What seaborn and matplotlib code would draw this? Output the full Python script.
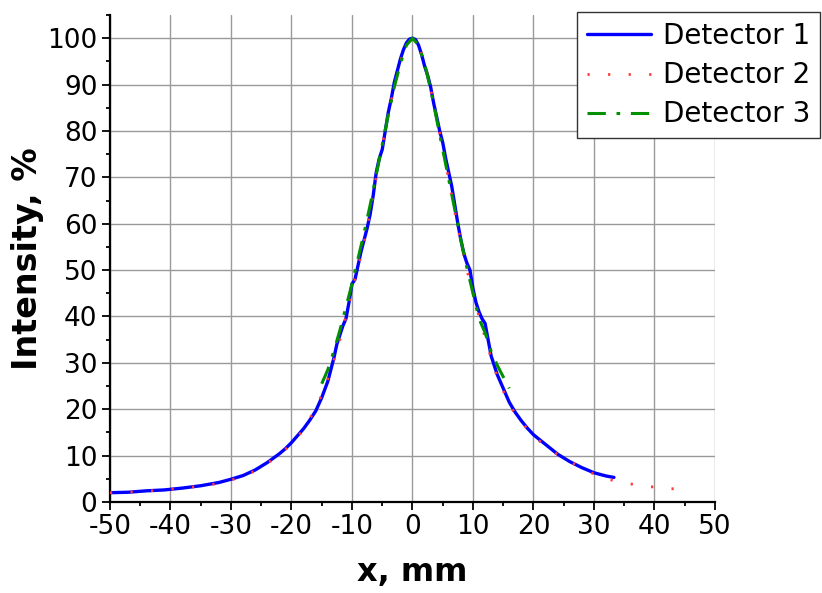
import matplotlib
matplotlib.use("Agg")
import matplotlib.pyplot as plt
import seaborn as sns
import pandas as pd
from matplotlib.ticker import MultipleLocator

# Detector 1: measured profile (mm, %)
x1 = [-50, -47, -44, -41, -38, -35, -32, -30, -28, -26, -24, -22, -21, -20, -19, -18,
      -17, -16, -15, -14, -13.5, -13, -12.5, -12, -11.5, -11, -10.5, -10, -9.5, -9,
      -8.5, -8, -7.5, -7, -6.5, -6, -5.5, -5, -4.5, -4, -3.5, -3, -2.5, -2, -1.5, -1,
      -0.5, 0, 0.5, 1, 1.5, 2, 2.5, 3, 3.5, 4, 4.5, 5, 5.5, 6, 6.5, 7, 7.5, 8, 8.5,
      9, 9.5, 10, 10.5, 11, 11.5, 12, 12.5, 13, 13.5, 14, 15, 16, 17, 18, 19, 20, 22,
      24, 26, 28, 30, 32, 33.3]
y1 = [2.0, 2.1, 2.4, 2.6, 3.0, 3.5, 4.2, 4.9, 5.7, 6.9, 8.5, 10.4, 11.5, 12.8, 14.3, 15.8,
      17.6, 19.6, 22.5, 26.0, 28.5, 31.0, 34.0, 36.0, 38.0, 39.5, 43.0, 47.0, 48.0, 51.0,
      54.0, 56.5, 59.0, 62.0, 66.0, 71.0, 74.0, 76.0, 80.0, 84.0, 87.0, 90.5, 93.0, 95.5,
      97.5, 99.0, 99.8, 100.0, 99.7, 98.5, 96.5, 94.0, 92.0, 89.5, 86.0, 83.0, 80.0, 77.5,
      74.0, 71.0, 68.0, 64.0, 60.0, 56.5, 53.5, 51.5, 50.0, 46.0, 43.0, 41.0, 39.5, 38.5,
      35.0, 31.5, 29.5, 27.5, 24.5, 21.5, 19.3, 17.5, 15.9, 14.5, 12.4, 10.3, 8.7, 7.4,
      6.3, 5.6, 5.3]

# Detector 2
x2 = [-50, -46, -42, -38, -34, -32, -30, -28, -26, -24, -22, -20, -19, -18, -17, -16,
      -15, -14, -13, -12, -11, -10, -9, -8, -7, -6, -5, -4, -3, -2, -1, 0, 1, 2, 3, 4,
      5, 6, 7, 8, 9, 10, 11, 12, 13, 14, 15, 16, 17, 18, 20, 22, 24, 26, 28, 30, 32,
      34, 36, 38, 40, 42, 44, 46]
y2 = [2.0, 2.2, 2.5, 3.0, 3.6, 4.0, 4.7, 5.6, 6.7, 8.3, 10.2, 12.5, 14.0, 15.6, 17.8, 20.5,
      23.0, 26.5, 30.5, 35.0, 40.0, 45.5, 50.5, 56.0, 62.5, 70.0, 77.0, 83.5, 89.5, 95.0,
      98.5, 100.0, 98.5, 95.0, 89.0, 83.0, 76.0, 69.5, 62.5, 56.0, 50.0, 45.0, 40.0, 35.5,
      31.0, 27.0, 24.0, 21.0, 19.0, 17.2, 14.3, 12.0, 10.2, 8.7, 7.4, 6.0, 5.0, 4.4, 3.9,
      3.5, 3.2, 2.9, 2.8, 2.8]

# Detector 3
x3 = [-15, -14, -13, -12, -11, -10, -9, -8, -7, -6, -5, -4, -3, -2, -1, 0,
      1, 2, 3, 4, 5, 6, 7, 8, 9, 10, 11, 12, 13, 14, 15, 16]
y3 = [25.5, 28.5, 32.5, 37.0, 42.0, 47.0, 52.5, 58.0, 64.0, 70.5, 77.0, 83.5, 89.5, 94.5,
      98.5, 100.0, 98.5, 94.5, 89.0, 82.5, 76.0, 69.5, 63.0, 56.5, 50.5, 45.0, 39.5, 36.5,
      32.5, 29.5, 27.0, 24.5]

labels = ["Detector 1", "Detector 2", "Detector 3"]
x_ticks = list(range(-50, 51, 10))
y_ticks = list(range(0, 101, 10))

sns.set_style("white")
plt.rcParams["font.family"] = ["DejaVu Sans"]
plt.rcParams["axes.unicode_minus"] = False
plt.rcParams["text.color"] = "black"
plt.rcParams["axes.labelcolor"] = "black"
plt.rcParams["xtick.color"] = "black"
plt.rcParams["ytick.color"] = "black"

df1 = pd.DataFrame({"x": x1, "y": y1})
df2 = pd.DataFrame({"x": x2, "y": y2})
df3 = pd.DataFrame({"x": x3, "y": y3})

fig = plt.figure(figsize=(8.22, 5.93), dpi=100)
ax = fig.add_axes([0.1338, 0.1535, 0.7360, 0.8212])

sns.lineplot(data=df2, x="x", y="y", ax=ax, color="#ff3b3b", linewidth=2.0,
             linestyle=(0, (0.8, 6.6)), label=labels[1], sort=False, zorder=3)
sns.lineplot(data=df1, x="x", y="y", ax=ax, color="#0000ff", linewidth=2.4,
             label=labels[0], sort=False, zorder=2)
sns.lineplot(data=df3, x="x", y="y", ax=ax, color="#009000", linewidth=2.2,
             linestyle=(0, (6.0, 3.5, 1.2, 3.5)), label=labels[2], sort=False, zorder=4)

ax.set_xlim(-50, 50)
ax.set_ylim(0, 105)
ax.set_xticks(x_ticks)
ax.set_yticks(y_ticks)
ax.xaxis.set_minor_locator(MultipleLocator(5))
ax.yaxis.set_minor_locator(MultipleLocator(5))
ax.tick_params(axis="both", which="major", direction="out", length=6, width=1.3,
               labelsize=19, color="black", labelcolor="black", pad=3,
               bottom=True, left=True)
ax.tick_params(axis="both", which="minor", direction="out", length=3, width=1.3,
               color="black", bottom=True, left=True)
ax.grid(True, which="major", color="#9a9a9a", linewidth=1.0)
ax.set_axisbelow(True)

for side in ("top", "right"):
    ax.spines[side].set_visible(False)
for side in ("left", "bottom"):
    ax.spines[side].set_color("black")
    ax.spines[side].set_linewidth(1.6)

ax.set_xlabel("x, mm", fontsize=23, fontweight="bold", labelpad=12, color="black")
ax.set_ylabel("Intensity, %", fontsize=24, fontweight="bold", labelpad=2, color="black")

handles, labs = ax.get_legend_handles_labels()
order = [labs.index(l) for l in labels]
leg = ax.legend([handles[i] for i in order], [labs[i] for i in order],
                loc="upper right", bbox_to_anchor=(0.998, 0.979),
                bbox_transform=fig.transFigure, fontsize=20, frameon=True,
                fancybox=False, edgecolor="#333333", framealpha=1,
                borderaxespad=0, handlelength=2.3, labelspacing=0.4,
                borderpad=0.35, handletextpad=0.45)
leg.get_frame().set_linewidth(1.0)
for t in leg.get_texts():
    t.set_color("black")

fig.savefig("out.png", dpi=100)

### GIVEN PROBLEM
From the material above, copy everything exactly but the pictures.

### OUTPUT
What seaborn and matplotlib code would draw this? Output the full Python script.
import matplotlib
matplotlib.use("Agg")
import matplotlib.pyplot as plt
import seaborn as sns
import pandas as pd
from matplotlib.ticker import MultipleLocator

# Detector 1: measured profile (mm, %)
x1 = [-50, -47, -44, -41, -38, -35, -32, -30, -28, -26, -24, -22, -21, -20, -19, -18,
      -17, -16, -15, -14, -13.5, -13, -12.5, -12, -11.5, -11, -10.5, -10, -9.5, -9,
      -8.5, -8, -7.5, -7, -6.5, -6, -5.5, -5, -4.5, -4, -3.5, -3, -2.5, -2, -1.5, -1,
      -0.5, 0, 0.5, 1, 1.5, 2, 2.5, 3, 3.5, 4, 4.5, 5, 5.5, 6, 6.5, 7, 7.5, 8, 8.5,
      9, 9.5, 10, 10.5, 11, 11.5, 12, 12.5, 13, 13.5, 14, 15, 16, 17, 18, 19, 20, 22,
      24, 26, 28, 30, 32, 33.3]
y1 = [2.0, 2.1, 2.4, 2.6, 3.0, 3.5, 4.2, 4.9, 5.7, 6.9, 8.5, 10.4, 11.5, 12.8, 14.3, 15.8,
      17.6, 19.6, 22.5, 26.0, 28.5, 31.0, 34.0, 36.0, 38.0, 39.5, 43.0, 47.0, 48.0, 51.0,
      54.0, 56.5, 59.0, 62.0, 66.0, 71.0, 74.0, 76.0, 80.0, 84.0, 87.0, 90.5, 93.0, 95.5,
      97.5, 99.0, 99.8, 100.0, 99.7, 98.5, 96.5, 94.0, 92.0, 89.5, 86.0, 83.0, 80.0, 77.5,
      74.0, 71.0, 68.0, 64.0, 60.0, 56.5, 53.5, 51.5, 50.0, 46.0, 43.0, 41.0, 39.5, 38.5,
      35.0, 31.5, 29.5, 27.5, 24.5, 21.5, 19.3, 17.5, 15.9, 14.5, 12.4, 10.3, 8.7, 7.4,
      6.3, 5.6, 5.3]

# Detector 2
x2 = [-50, -46, -42, -38, -34, -32, -30, -28, -26, -24, -22, -20, -19, -18, -17, -16,
      -15, -14, -13, -12, -11, -10, -9, -8, -7, -6, -5, -4, -3, -2, -1, 0, 1, 2, 3, 4,
      5, 6, 7, 8, 9, 10, 11, 12, 13, 14, 15, 16, 17, 18, 20, 22, 24, 26, 28, 30, 32,
      34, 36, 38, 40, 42, 44, 46]
y2 = [2.0, 2.2, 2.5, 3.0, 3.6, 4.0, 4.7, 5.6, 6.7, 8.3, 10.2, 12.5, 14.0, 15.6, 17.8, 20.5,
      23.0, 26.5, 30.5, 35.0, 40.0, 45.5, 50.5, 56.0, 62.5, 70.0, 77.0, 83.5, 89.5, 95.0,
      98.5, 100.0, 98.5, 95.0, 89.0, 83.0, 76.0, 69.5, 62.5, 56.0, 50.0, 45.0, 40.0, 35.5,
      31.0, 27.0, 24.0, 21.0, 19.0, 17.2, 14.3, 12.0, 10.2, 8.7, 7.4, 6.0, 5.0, 4.4, 3.9,
      3.5, 3.2, 2.9, 2.8, 2.8]

# Detector 3
x3 = [-15, -14, -13, -12, -11, -10, -9, -8, -7, -6, -5, -4, -3, -2, -1, 0,
      1, 2, 3, 4, 5, 6, 7, 8, 9, 10, 11, 12, 13, 14, 15, 16]
y3 = [25.5, 28.5, 32.5, 37.0, 42.0, 47.0, 52.5, 58.0, 64.0, 70.5, 77.0, 83.5, 89.5, 94.5,
      98.5, 100.0, 98.5, 94.5, 89.0, 82.5, 76.0, 69.5, 63.0, 56.5, 50.5, 45.0, 39.5, 36.5,
      32.5, 29.5, 27.0, 24.5]

labels = ["Detector 1", "Detector 2", "Detector 3"]
x_ticks = list(range(-50, 51, 10))
y_ticks = list(range(0, 101, 10))

sns.set_style("white")
plt.rcParams["font.family"] = ["DejaVu Sans"]
plt.rcParams["axes.unicode_minus"] = False
plt.rcParams["text.color"] = "black"
plt.rcParams["axes.labelcolor"] = "black"
plt.rcParams["xtick.color"] = "black"
plt.rcParams["ytick.color"] = "black"

df1 = pd.DataFrame({"x": x1, "y": y1})
df2 = pd.DataFrame({"x": x2, "y": y2})
df3 = pd.DataFrame({"x": x3, "y": y3})

fig = plt.figure(figsize=(8.22, 5.93), dpi=100)
ax = fig.add_axes([0.1338, 0.1535, 0.7360, 0.8212])

sns.lineplot(data=df2, x="x", y="y", ax=ax, color="#ff3b3b", linewidth=2.0,
             linestyle=(0, (0.8, 6.6)), label=labels[1], sort=False, zorder=3)
sns.lineplot(data=df1, x="x", y="y", ax=ax, color="#0000ff", linewidth=2.4,
             label=labels[0], sort=False, zorder=2)
sns.lineplot(data=df3, x="x", y="y", ax=ax, color="#009000", linewidth=2.2,
             linestyle=(0, (6.0, 3.5, 1.2, 3.5)), label=labels[2], sort=False, zorder=4)

ax.set_xlim(-50, 50)
ax.set_ylim(0, 105)
ax.set_xticks(x_ticks)
ax.set_yticks(y_ticks)
ax.xaxis.set_minor_locator(MultipleLocator(5))
ax.yaxis.set_minor_locator(MultipleLocator(5))
ax.tick_params(axis="both", which="major", direction="out", length=6, width=1.3,
               labelsize=19, color="black", labelcolor="black", pad=3,
               bottom=True, left=True)
ax.tick_params(axis="both", which="minor", direction="out", length=3, width=1.3,
               color="black", bottom=True, left=True)
ax.grid(True, which="major", color="#9a9a9a", linewidth=1.0)
ax.set_axisbelow(True)

for side in ("top", "right"):
    ax.spines[side].set_visible(False)
for side in ("left", "bottom"):
    ax.spines[side].set_color("black")
    ax.spines[side].set_linewidth(1.6)

ax.set_xlabel("x, mm", fontsize=23, fontweight="bold", labelpad=12, color="black")
ax.set_ylabel("Intensity, %", fontsize=24, fontweight="bold", labelpad=2, color="black")

handles, labs = ax.get_legend_handles_labels()
order = [labs.index(l) for l in labels]
leg = ax.legend([handles[i] for i in order], [labs[i] for i in order],
                loc="upper right", bbox_to_anchor=(0.998, 0.979),
                bbox_transform=fig.transFigure, fontsize=20, frameon=True,
                fancybox=False, edgecolor="#333333", framealpha=1,
                borderaxespad=0, handlelength=2.3, labelspacing=0.4,
                borderpad=0.35, handletextpad=0.45)
leg.get_frame().set_linewidth(1.0)
for t in leg.get_texts():
    t.set_color("black")

fig.savefig("out.png", dpi=100)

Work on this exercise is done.